- _What is required_: Return each line of the data below verbatim; pictures are to be left out.

- _Data provided_:

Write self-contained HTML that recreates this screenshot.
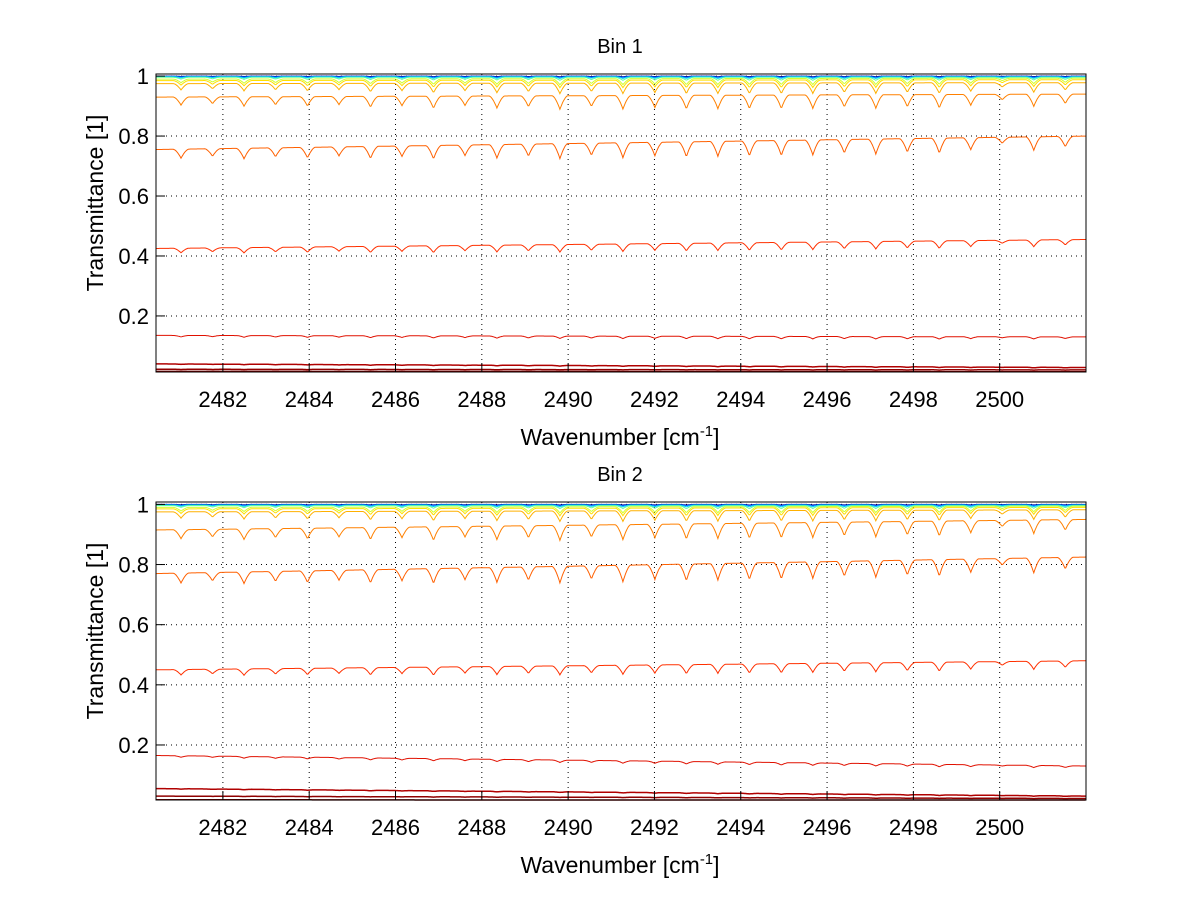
<!DOCTYPE html>
<html><head><meta charset="utf-8"><style>
body{margin:0;background:#fff;}
svg text{font-family:"Liberation Sans",sans-serif;fill:#000;}
</style></head><body>
<svg id="fig" width="1200" height="901" viewBox="0 0 1200 901" xmlns="http://www.w3.org/2000/svg">
<rect width="1200" height="901" fill="#fff"/>
</svg>
<script>
// ---- data ----
const xTicks = [2482,2484,2486,2488,2490,2492,2494,2496,2498,2500];
const yTicks = [0.2,0.4,0.6,0.8,1];
const yTickLabels = ["0.2","0.4","0.6","0.8","1"];
const lineCenters = [2481.03,2481.76,2482.49,2483.22,2483.96,2484.69,2485.42,2486.15,2486.88,2487.61,2488.35,2489.08,2489.81,2490.54,2491.27,2492.01,2492.74,2493.47,2494.20,2494.94,2495.67,2496.40,2497.13,2497.86,2498.60,2499.33,2500.06,2500.79,2501.52];
const lineStrengths = [0.6,0.5,0.7,0.6,0.7,0.6,0.8,0.7,0.9,0.7,0.9,0.8,1.0,0.8,1.0,0.9,1.0,1.0,1.0,1.0,1.0,0.9,1.0,0.9,1.0,0.8,0.4,0.9,0.7];
const seriesColors = ["#00008f","#0060ff","#00d0ff","#60ff9f","#d0ff30","#ffe000","#ffb000","#ff8000","#ff6000","#ff3000","#e01000","#b00000","#900000","#800000"];
const bin1Start = [1.000,0.999,0.998,0.996,0.99,0.985,0.975,0.93,0.755,0.425,0.135,0.04,0.022,0.015];
const bin1End   = [1.000,0.999,0.998,0.996,0.993,0.988,0.978,0.94,0.80,0.455,0.13,0.028,0.02,0.014];
const bin1Dip   = [0.002,0.003,0.006,0.01,0.02,0.025,0.035,0.045,0.05,0.025,0.008,0.002,0.001,0.0];
const bin2Start = [1.000,0.999,0.998,0.996,0.99,0.985,0.975,0.915,0.77,0.45,0.165,0.055,0.03,0.018];
const bin2End   = [1.000,0.999,0.998,0.996,0.994,0.99,0.982,0.95,0.825,0.48,0.13,0.03,0.022,0.015];
const bin2Dip   = [0.002,0.003,0.006,0.01,0.02,0.025,0.035,0.05,0.055,0.03,0.008,0.002,0.001,0.0];

const NS="http://www.w3.org/2000/svg";
const svg=document.getElementById('fig');
function mk(tag,attrs,parent){const e=document.createElementNS(NS,tag);for(const k in attrs)e.setAttribute(k,attrs[k]);(parent||svg).appendChild(e);return e;}

const X0=156,X1=1086,XMIN=2480.45,XMAX=2502;
function sx(v){return X0+(v-XMIN)/(XMAX-XMIN)*(X1-X0);}

function panel(top,bottom,ymin,ymax,title,starts,ends,dips,idx){
  const sy=v=>bottom-(v-ymin)/(ymax-ymin)*(bottom-top);
  const g=mk('g',{});
  
  
  xTicks.forEach(t=>{const l=mk('line',{x1:sx(t),x2:sx(t),y1:top,y2:bottom,stroke:'#000','stroke-width':1,'stroke-dasharray':'1,4'},g);
    });
  yTicks.forEach(t=>{const l=mk('line',{x1:X0,x2:X1,y1:sy(t),y2:sy(t),stroke:'#000','stroke-width':1,'stroke-dasharray':'1,4'},g);
    });
  for(let s=0;s<starts.length;s++){
    let pts=[];
    for(let x=XMIN;x<=XMAX+0.001;x+=0.02){
      const f=(x-XMIN)/(XMAX-XMIN);
      let v=starts[s]+(ends[s]-starts[s])*f;
      let d=0;
      for(let k=0;k<lineCenters.length;k++){const u=Math.abs(x-lineCenters[k])/0.18;if(u<1)d+=lineStrengths[k]*Math.pow(1-u,1.6);}
      v-=dips[s]*Math.min(d,1.3);
      v=Math.max(ymin,Math.min(ymax,v));
      pts.push(sx(x).toFixed(1)+','+sy(v).toFixed(1));
    }
    const p=mk('polyline',{points:pts.join(' '),fill:'none',stroke:seriesColors[s],'stroke-width':s>=11?1.5:1},g);
    
    
  }
  const b=mk('rect',{x:X0,y:top,width:X1-X0,height:bottom-top,fill:'none',stroke:'#000','stroke-width':1},g);
  
  xTicks.forEach(t=>{
    mk('line',{x1:sx(t),x2:sx(t),y1:bottom,y2:bottom-9,stroke:'#000'},g);
    const tx=mk('text',{x:sx(t),y:bottom+35,'text-anchor':'middle','font-size':22},g);tx.textContent=t;
    
  });
  yTicks.forEach((t,i)=>{
    mk('line',{x1:X0,x2:X0+9,y1:sy(t),y2:sy(t),stroke:'#000'},g);
    const tx=mk('text',{x:X0-7,y:sy(t)+8,'text-anchor':'end','font-size':22},g);tx.textContent=yTickLabels[i];
    
  });
  const ti=mk('text',{x:620,y:top-21,'text-anchor':'middle','font-size':20},g);ti.textContent=title;
  
  const xl=mk('text',{x:620,y:bottom+73,'text-anchor':'middle','font-size':23},g);
  xl.innerHTML='Wavenumber [cm<tspan dy="-9" font-size="15">-1</tspan><tspan dy="9">]</tspan>';
  
  const cy=(top+bottom)/2-20;
  const yl=mk('text',{x:103,y:cy,'text-anchor':'middle','font-size':23,transform:'rotate(-90 103 '+cy+')'},g);yl.textContent='Transmittance [1]';
  
}
panel(74,372,0.013,1.007,'Bin 1',bin1Start,bin1End,bin1Dip,1);
panel(502,800,0.017,1.008,'Bin 2',bin2Start,bin2End,bin2Dip,2);
</script>
</body></html>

- _Written response_:
Write self-contained HTML that recreates this screenshot.
<!DOCTYPE html>
<html><head><meta charset="utf-8"><style>
body{margin:0;background:#fff;}
svg text{font-family:"Liberation Sans",sans-serif;fill:#000;}
</style></head><body>
<svg id="fig" width="1200" height="901" viewBox="0 0 1200 901" xmlns="http://www.w3.org/2000/svg">
<rect width="1200" height="901" fill="#fff"/>
</svg>
<script>
// ---- data ----
const xTicks = [2482,2484,2486,2488,2490,2492,2494,2496,2498,2500];
const yTicks = [0.2,0.4,0.6,0.8,1];
const yTickLabels = ["0.2","0.4","0.6","0.8","1"];
const lineCenters = [2481.03,2481.76,2482.49,2483.22,2483.96,2484.69,2485.42,2486.15,2486.88,2487.61,2488.35,2489.08,2489.81,2490.54,2491.27,2492.01,2492.74,2493.47,2494.20,2494.94,2495.67,2496.40,2497.13,2497.86,2498.60,2499.33,2500.06,2500.79,2501.52];
const lineStrengths = [0.6,0.5,0.7,0.6,0.7,0.6,0.8,0.7,0.9,0.7,0.9,0.8,1.0,0.8,1.0,0.9,1.0,1.0,1.0,1.0,1.0,0.9,1.0,0.9,1.0,0.8,0.4,0.9,0.7];
const seriesColors = ["#00008f","#0060ff","#00d0ff","#60ff9f","#d0ff30","#ffe000","#ffb000","#ff8000","#ff6000","#ff3000","#e01000","#b00000","#900000","#800000"];
const bin1Start = [1.000,0.999,0.998,0.996,0.99,0.985,0.975,0.93,0.755,0.425,0.135,0.04,0.022,0.015];
const bin1End   = [1.000,0.999,0.998,0.996,0.993,0.988,0.978,0.94,0.80,0.455,0.13,0.028,0.02,0.014];
const bin1Dip   = [0.002,0.003,0.006,0.01,0.02,0.025,0.035,0.045,0.05,0.025,0.008,0.002,0.001,0.0];
const bin2Start = [1.000,0.999,0.998,0.996,0.99,0.985,0.975,0.915,0.77,0.45,0.165,0.055,0.03,0.018];
const bin2End   = [1.000,0.999,0.998,0.996,0.994,0.99,0.982,0.95,0.825,0.48,0.13,0.03,0.022,0.015];
const bin2Dip   = [0.002,0.003,0.006,0.01,0.02,0.025,0.035,0.05,0.055,0.03,0.008,0.002,0.001,0.0];

const NS="http://www.w3.org/2000/svg";
const svg=document.getElementById('fig');
function mk(tag,attrs,parent){const e=document.createElementNS(NS,tag);for(const k in attrs)e.setAttribute(k,attrs[k]);(parent||svg).appendChild(e);return e;}

const X0=156,X1=1086,XMIN=2480.45,XMAX=2502;
function sx(v){return X0+(v-XMIN)/(XMAX-XMIN)*(X1-X0);}

function panel(top,bottom,ymin,ymax,title,starts,ends,dips,idx){
  const sy=v=>bottom-(v-ymin)/(ymax-ymin)*(bottom-top);
  const g=mk('g',{});
  
  
  xTicks.forEach(t=>{const l=mk('line',{x1:sx(t),x2:sx(t),y1:top,y2:bottom,stroke:'#000','stroke-width':1,'stroke-dasharray':'1,4'},g);
    });
  yTicks.forEach(t=>{const l=mk('line',{x1:X0,x2:X1,y1:sy(t),y2:sy(t),stroke:'#000','stroke-width':1,'stroke-dasharray':'1,4'},g);
    });
  for(let s=0;s<starts.length;s++){
    let pts=[];
    for(let x=XMIN;x<=XMAX+0.001;x+=0.02){
      const f=(x-XMIN)/(XMAX-XMIN);
      let v=starts[s]+(ends[s]-starts[s])*f;
      let d=0;
      for(let k=0;k<lineCenters.length;k++){const u=Math.abs(x-lineCenters[k])/0.18;if(u<1)d+=lineStrengths[k]*Math.pow(1-u,1.6);}
      v-=dips[s]*Math.min(d,1.3);
      v=Math.max(ymin,Math.min(ymax,v));
      pts.push(sx(x).toFixed(1)+','+sy(v).toFixed(1));
    }
    const p=mk('polyline',{points:pts.join(' '),fill:'none',stroke:seriesColors[s],'stroke-width':s>=11?1.5:1},g);
    
    
  }
  const b=mk('rect',{x:X0,y:top,width:X1-X0,height:bottom-top,fill:'none',stroke:'#000','stroke-width':1},g);
  
  xTicks.forEach(t=>{
    mk('line',{x1:sx(t),x2:sx(t),y1:bottom,y2:bottom-9,stroke:'#000'},g);
    const tx=mk('text',{x:sx(t),y:bottom+35,'text-anchor':'middle','font-size':22},g);tx.textContent=t;
    
  });
  yTicks.forEach((t,i)=>{
    mk('line',{x1:X0,x2:X0+9,y1:sy(t),y2:sy(t),stroke:'#000'},g);
    const tx=mk('text',{x:X0-7,y:sy(t)+8,'text-anchor':'end','font-size':22},g);tx.textContent=yTickLabels[i];
    
  });
  const ti=mk('text',{x:620,y:top-21,'text-anchor':'middle','font-size':20},g);ti.textContent=title;
  
  const xl=mk('text',{x:620,y:bottom+73,'text-anchor':'middle','font-size':23},g);
  xl.innerHTML='Wavenumber [cm<tspan dy="-9" font-size="15">-1</tspan><tspan dy="9">]</tspan>';
  
  const cy=(top+bottom)/2-20;
  const yl=mk('text',{x:103,y:cy,'text-anchor':'middle','font-size':23,transform:'rotate(-90 103 '+cy+')'},g);yl.textContent='Transmittance [1]';
  
}
panel(74,372,0.013,1.007,'Bin 1',bin1Start,bin1End,bin1Dip,1);
panel(502,800,0.017,1.008,'Bin 2',bin2Start,bin2End,bin2Dip,2);
</script>
</body></html>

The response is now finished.